White House directive offers little guidance on what makes for open government
The Open Government Directive requires federal agencies to make more information available online to the general public. But with fast deadlines and little in the way of concrete guidance, transparency remains in the eye of the beholder.
Jan. 22 will be here before agencies know it. So will Feb. 6. Here’s betting that even April 16 will be here seemingly tomorrow.
Those are the 45-day, 60-day and 120-day deadlines folded into the Open Government Directive, issued by the White House last month. The first, which arrives soon, is when every federal agency must identify and publish online at least three high-value datasets it plans to make available to the public.
Fifteen days after that, each agency must launch an open-government Web page that is ready to be updated in a timely fashion. By April 16, each agency must unveil an open-government plan that will describe how it will improve transparency and integrate public participation and collaboration into its activities.
Those are tall orders in short times, to be sure. However, most agencies haven't devised an open-government plan, decided what data is high value or figured out how to share it with the public. The directive is a sweeping mandate designed to transform the way the federal government interacts with the public, yet even its White House authors say each agency is essentially moving through this territory on its own without a road map.
Agencies have few choices for figuring out how to comply with the directive. They can go it alone and create a plan that they hope makes the grade. Perhaps some will join forces or find industry partners that might guide them to a successful outcome. Or, counting on the kindness of strangers in the White House, they can rely on promised support from the Office of Management and Budget and the Office of Science and Technology Policy, where the authors of the directive live.
But even though the vagueness of the directive is a challenge, most agencies agree that it could be worse. Flexibility is better than getting strict and possibly draconian requirements that don’t account for agencies' special needs and different missions.

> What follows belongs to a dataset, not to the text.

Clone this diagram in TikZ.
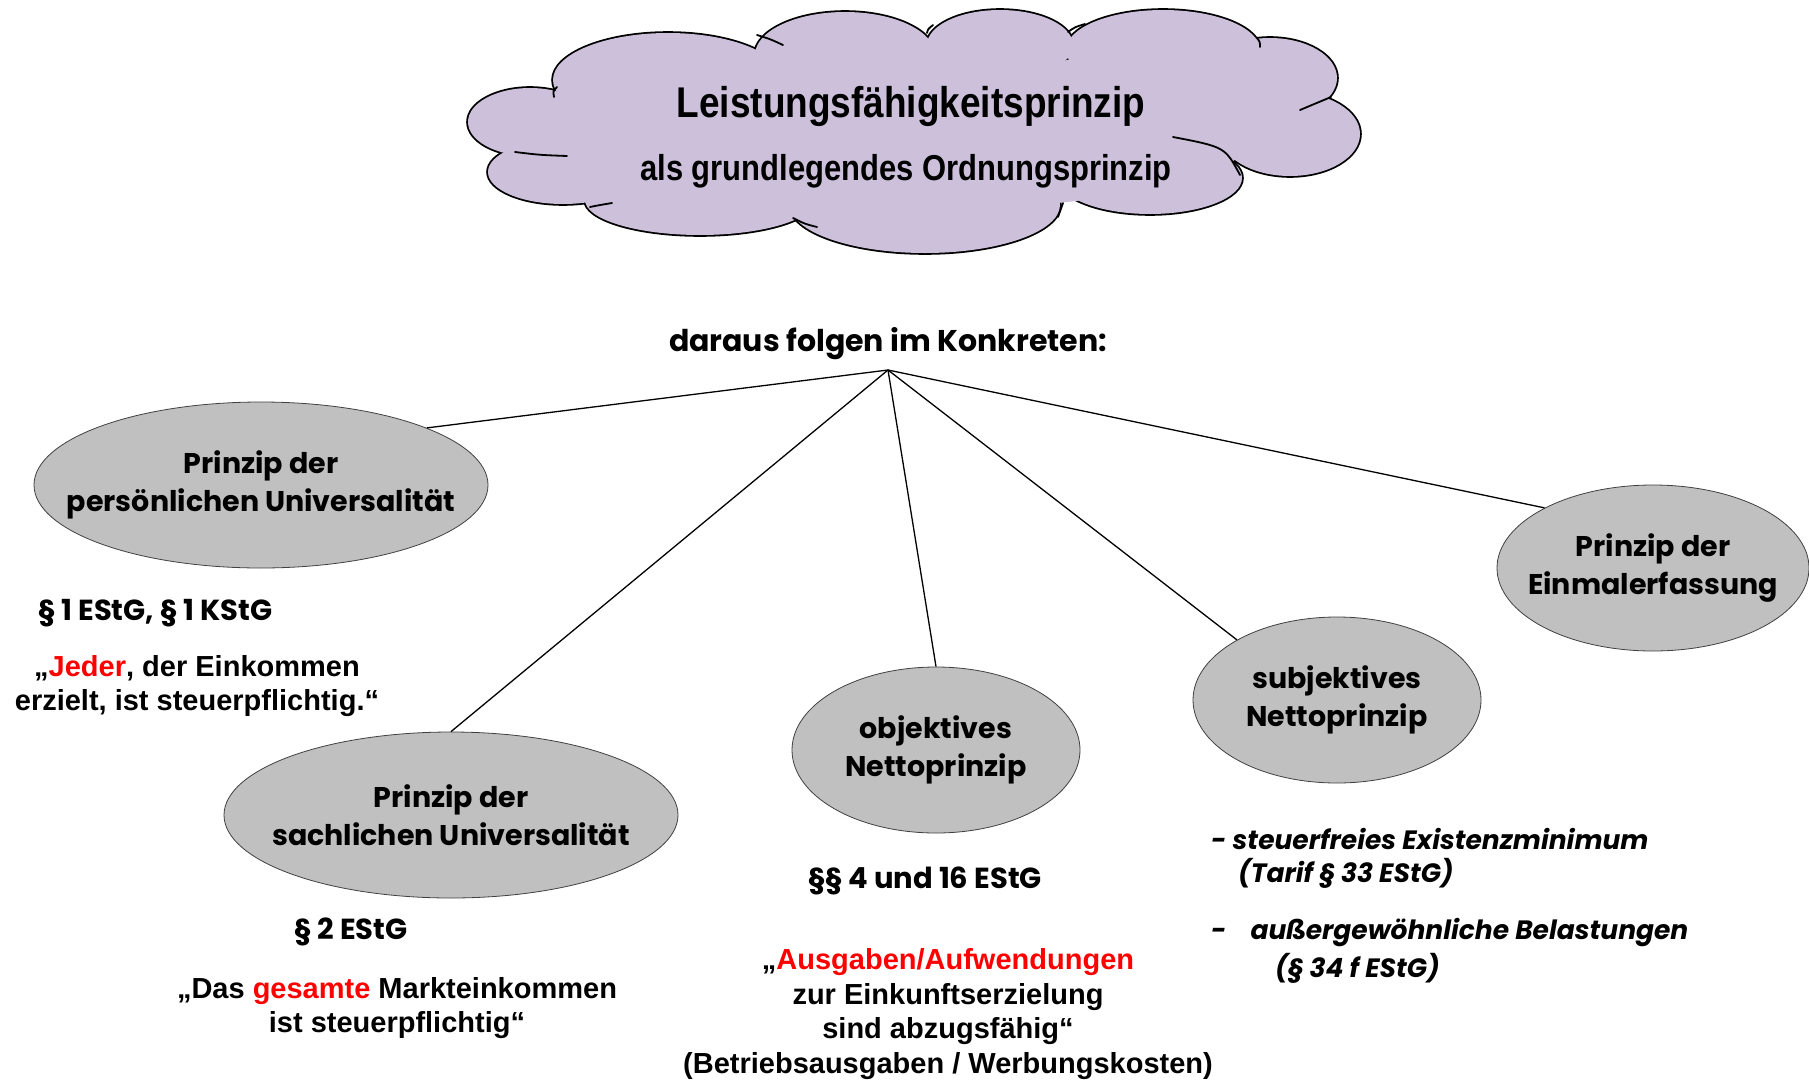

For example, the way NASA shares images of the surface of Mars needs to be different than the way the Bureau of Transportation Statistics shares airline flight delay data.
The two men behind the directive are federal Chief Information Officer Vivek Kundra and Chief Technology Officer Aneesh Chopra. By the Feb. 6 deadline, they are supposed to establish a dashboard on WhiteHouse.gov that will aggregate statistics and visualizations so the public can see how various agencies are doing.

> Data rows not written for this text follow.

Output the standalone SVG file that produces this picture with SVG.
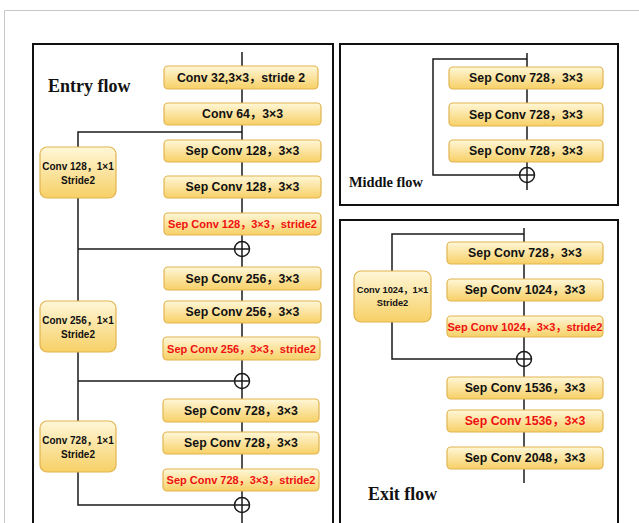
<svg xmlns="http://www.w3.org/2000/svg" width="639" height="523" viewBox="0 0 639 523">
<defs>
<linearGradient id="yg" x1="0" y1="0" x2="0" y2="1">
<stop offset="0" stop-color="#fff7d8"/>
<stop offset="1" stop-color="#f7d066"/>
</linearGradient>
</defs>
<style>
.box{fill:url(#yg);stroke:#e2b450;stroke-width:1.2}
.frame{fill:none;stroke:#111;stroke-width:2}
.ln{fill:none;stroke:#1a1a1a;stroke-width:1.5}
.add{fill:none;stroke:#1a1a1a;stroke-width:1.5}
.t{font-family:"Liberation Sans","Noto Sans CJK SC",Arial,sans-serif;font-weight:bold;fill:#111;text-anchor:middle;dominant-baseline:central}
.m{font-size:12.3px}
.r{font-size:11px;fill:#ee1111}
.s{font-size:10px}
.title{font-family:"Liberation Serif","Times New Roman",serif;font-weight:bold;fill:#111}
</style>
<rect width="639" height="523" fill="#fff"/>
<path d="M4.5 523V10.5H639" fill="none" stroke="#c8c8c8" stroke-width="1"/>
<rect class="frame" x="33" y="44" width="300" height="490"/>
<rect class="frame" x="340" y="44" width="278" height="161"/>
<rect class="frame" x="340" y="220" width="278" height="314"/>
<text class="title" x="48" y="92" font-size="18">Entry flow</text>
<text class="title" x="349" y="187" font-size="14.4">Middle flow</text>
<text class="title" x="368" y="500" font-size="17.9">Exit flow</text>
<g id="connectors">
<path class="ln" d="M242 52V523"/>
<path class="ln" d="M242 132H78V505H249.5"/>
<path class="ln" d="M78 249H249.5M78 381H249.5"/>
<circle class="add" cx="242" cy="249" r="7.5"/>
<circle class="add" cx="242" cy="381" r="7.5"/>
<circle class="add" cx="242" cy="505" r="7.5"/>
<path class="ln" d="M527 53V190"/>
<path class="ln" d="M527 59H433V175H534.5"/>
<circle class="add" cx="527" cy="175" r="7.5"/>
<path class="ln" d="M524 228V483"/>
<path class="ln" d="M524 234H392V359H531.5"/>
<circle class="add" cx="524" cy="359" r="7.5"/>
</g>
<g id="e1"><rect class="box" x="164" y="66" width="154" height="23" rx="4"/><text class="t m" x="241" y="77.5">Conv 32,3×3，stride 2</text></g>
<g id="e2"><rect class="box" x="164" y="103" width="157" height="22" rx="4"/><text class="t m" x="242.5" y="114">Conv 64，3×3</text></g>
<g id="e3"><rect class="box" x="164" y="140" width="157" height="22" rx="4"/><text class="t m" x="242.5" y="151">Sep Conv 128，3×3</text></g>
<g id="e4"><rect class="box" x="164" y="176" width="157" height="22" rx="4"/><text class="t m" x="242.5" y="187">Sep Conv 128，3×3</text></g>
<g id="e5"><rect class="box" x="164" y="213" width="157" height="22" rx="4"/><text class="t r" x="242.5" y="224">Sep Conv 128，3×3，stride2</text></g>
<g id="e6"><rect class="box" x="164" y="267" width="157" height="23" rx="4"/><text class="t m" x="242.5" y="278.5">Sep Conv 256，3×3</text></g>
<g id="e7"><rect class="box" x="164" y="301" width="157" height="22" rx="4"/><text class="t m" x="242.5" y="312">Sep Conv 256，3×3</text></g>
<g id="e8"><rect class="box" x="163" y="337" width="157" height="23" rx="4"/><text class="t r" x="241.5" y="348.5">Sep Conv 256，3×3，stride2</text></g>
<g id="e9"><rect class="box" x="163" y="399" width="156" height="23" rx="4"/><text class="t m" x="241" y="410.5">Sep Conv 728，3×3</text></g>
<g id="e10"><rect class="box" x="163" y="432" width="156" height="22" rx="4"/><text class="t m" x="241" y="443">Sep Conv 728，3×3</text></g>
<g id="e11"><rect class="box" x="163" y="469" width="156" height="22" rx="4"/><text class="t r" x="241" y="480">Sep Conv 728，3×3，stride2</text></g>
<g id="s1"><rect class="box" x="40" y="147" width="76" height="51" rx="7"/><text class="t s" x="78" y="166">Conv 128，1×1</text><text class="t s" x="78" y="180">Stride2</text></g>
<g id="s2"><rect class="box" x="40" y="301" width="76" height="51" rx="7"/><text class="t s" x="78" y="320">Conv 256，1×1</text><text class="t s" x="78" y="334">Stride2</text></g>
<g id="s3"><rect class="box" x="40" y="421" width="76" height="51" rx="7"/><text class="t s" x="78" y="440">Conv 728，1×1</text><text class="t s" x="78" y="454">Stride2</text></g>
<g id="m1"><rect class="box" x="449" y="67" width="154" height="22" rx="4"/><text class="t m" x="526" y="78">Sep Conv 728，3×3</text></g>
<g id="m2"><rect class="box" x="449" y="103" width="154" height="23" rx="4"/><text class="t m" x="526" y="114.5">Sep Conv 728，3×3</text></g>
<g id="m3"><rect class="box" x="449" y="140" width="154" height="22" rx="4"/><text class="t m" x="526" y="151">Sep Conv 728，3×3</text></g>
<g id="x1"><rect class="box" x="447" y="242" width="156" height="22" rx="4"/><text class="t m" x="525" y="253">Sep Conv 728，3×3</text></g>
<g id="x2"><rect class="box" x="447" y="279" width="156" height="22" rx="4"/><text class="t m" x="525" y="290">Sep Conv 1024，3×3</text></g>
<g id="x3"><rect class="box" x="447" y="316" width="156" height="21" rx="4"/><text class="t r" x="525" y="326.5">Sep Conv 1024，3×3，stride2</text></g>
<g id="x4"><rect class="box" x="447" y="377" width="156" height="22" rx="4"/><text class="t m" x="525" y="388">Sep Conv 1536，3×3</text></g>
<g id="x5"><rect class="box" x="447" y="410" width="156" height="22" rx="4"/><text class="t m" x="525" y="421" fill="#ee1111" style="fill:#ee1111">Sep Conv 1536，3×3</text></g>
<g id="x6"><rect class="box" x="447" y="447" width="156" height="22" rx="4"/><text class="t m" x="525" y="458">Sep Conv 2048，3×3</text></g>
<g id="xs"><rect class="box" x="354" y="271" width="77" height="51" rx="7"/><text class="t" x="392.5" y="290" font-size="9.3">Conv 1024，1×1</text><text class="t" x="392.5" y="303" font-size="9.3">Stride2</text></g>
</svg>
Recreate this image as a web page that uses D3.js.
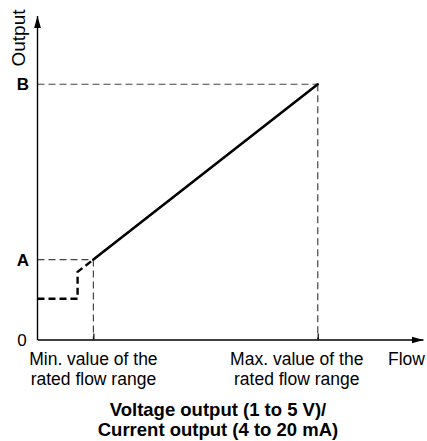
<!DOCTYPE html>
<html>
<head>
<meta charset="utf-8">
<script src="https://cdn.jsdelivr.net/npm/d3@7/dist/d3.min.js"></script>
<style>
  html, body { margin: 0; padding: 0; background: #fff; }
  svg { display: block; font-family: "Liberation Sans", Arial, Helvetica, sans-serif; }
</style>
</head>
<body>
<svg id="chart" width="427" height="441"></svg>
<script>
// Flow and output positions, in percent of each axis' full length
const flowMarks = [14.5, 72.7];                 // min / max of the rated flow range
const flowLabels = [["Min. value of the", "rated flow range"], ["Max. value of the", "rated flow range"]];
const flowLabelShift = [0, -21];                // keep the max label clear of "Flow"
const outputLevels = [24.7, 78.9];              // A and B output levels
const outputLabels = ["A", "B"];

// Linear output across the rated flow range
const ratedFlow = [14.5, 72.7];
const ratedOutput = [24.7, 78.9];

// Output below the minimum rated flow (stepped, dashed)
const lowFlow = [0, 10.4, 10.4, 14.5];
const lowOutput = [12.6, 12.6, 20.9, 24.7];

const titleLines = ["Voltage output (1 to 5 V)/", "Current output (4 to 20 mA)"];

const svg = d3.select("#chart");
const x = d3.scaleLinear().domain([0, 100]).range([37.5, 423]);
const y = d3.scaleLinear().domain([0, 100]).range([339.5, 16]);

const defs = svg.append("defs");
defs.append("marker")
  .attr("id", "arrow")
  .attr("viewBox", "0 0 12 8")
  .attr("refX", 12).attr("refY", 4)
  .attr("markerWidth", 12).attr("markerHeight", 8)
  .attr("markerUnits", "userSpaceOnUse")
  .attr("orient", "auto")
  .append("path").attr("d", "M0,0.6 L12,4 L0,7.4 Z").attr("fill", "#000");

// Reference guides
const guide = svg.append("g")
  .attr("stroke", "#444").attr("stroke-width", 1.2)
  .attr("stroke-dasharray", "7,4").attr("fill", "none");
outputLevels.forEach((v, i) => {
  guide.append("line")
    .attr("x1", x(0)).attr("x2", x(flowMarks[i]))
    .attr("y1", y(v)).attr("y2", y(v));
  guide.append("line")
    .attr("x1", x(flowMarks[i])).attr("x2", x(flowMarks[i]))
    .attr("y1", y(v)).attr("y2", y(0));
});

// Axes
const xAxis = d3.axisBottom(x).tickValues(flowMarks).tickSize(-6).tickSizeOuter(0).tickFormat("");
const gx = svg.append("g").attr("transform", `translate(0,${y(0)})`).call(xAxis);
gx.select(".domain").attr("stroke-width", 1.4).attr("marker-end", "url(#arrow)");
gx.selectAll(".tick line").attr("stroke-width", 1.2);

svg.append("line")
  .attr("x1", x(0)).attr("x2", x(0))
  .attr("y1", y(0) + 0.7).attr("y2", y(100))
  .attr("stroke", "#000").attr("stroke-width", 1.4)
  .attr("marker-end", "url(#arrow)");

// Low-flow step
const line = d3.line().x(d => x(d[0])).y(d => y(d[1]));
svg.append("path")
  .datum(d3.zip(lowFlow, lowOutput))
  .attr("d", line)
  .attr("fill", "none").attr("stroke", "#000")
  .attr("stroke-width", 2.4).attr("stroke-dasharray", "7,4");

// Rated range response
svg.append("path")
  .datum(d3.zip(ratedFlow, ratedOutput))
  .attr("d", line)
  .attr("fill", "none").attr("stroke", "#000")
  .attr("stroke-width", 2.6).attr("stroke-linecap", "round");

// Axis text
svg.append("text")
  .attr("transform", `translate(24.5,38) rotate(-90)`)
  .attr("text-anchor", "middle").attr("font-size", 18)
  .attr("textLength", 57).attr("lengthAdjust", "spacingAndGlyphs")
  .text("Output");

outputLabels.forEach((s, i) => {
  svg.append("text")
    .attr("x", 23).attr("y", y(outputLevels[i])).attr("dy", "0.36em")
    .attr("text-anchor", "middle").attr("font-size", 17).attr("font-weight", "bold")
    .text(s);
});
svg.append("text")
  .attr("x", 22).attr("y", y(0)).attr("dy", "0.36em")
  .attr("text-anchor", "middle").attr("font-size", 17)
  .text("0");

flowMarks.forEach((v, i) => {
  const t = svg.append("text")
    .attr("text-anchor", "middle").attr("font-size", 17.5);
  flowLabels[i].forEach((s, j) => {
    t.append("tspan").attr("x", x(v) + flowLabelShift[i]).attr("y", 364.5 + j * 20).text(s);
  });
});
svg.append("text")
  .attr("x", 425).attr("y", 364.5).attr("text-anchor", "end")
  .attr("font-size", 17.5).text("Flow");

const title = svg.append("text")
  .attr("text-anchor", "middle").attr("font-size", 18.5).attr("font-weight", "bold");
titleLines.forEach((s, j) => {
  title.append("tspan").attr("x", 218).attr("y", 416 + j * 20).text(s);
});
</script>
</body>
</html>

The goal of the dashboard is not to highlight agencies’ failures, Chopra said.
“We intend to build an open dashboard that will reflect the key priority areas agencies should focus on, because one could spend their time on 100 initiatives,” Chopra said. “We want to make sure that the priorities are on the most highly valued areas.”
It’s not unreasonable to assume that new efforts in public engagement will be an evolution of older programs. For example, the General Services Administration published 12 years' worth of Federal Advisory Committee data onto Data.gov the day after the directive was announced.
David McClure, associate administrator of GSA’s Office of Citizen Services and Communications, suggests that agencies take a close look at whom they serve and then provide data that will be the most valuable to people.
“Then agencies have to prioritize how to put that information up if it is not already accessible, rather than turning this into a large data dumping exercise,” McClure said, adding that a data dump “is not what this is intended to do.”
But with the directive’s deadlines fast approaching, it’s not clear if all, much less many, agencies will be able to demonstrate the early goals of openness and transparency. After all, the memo issued by President Barack Obama that got all this whole thing rolling called for the directive to be published by late May 2009. It ended up being released Dec. 8, which shows that creating a transparent government isn’t a see-through process.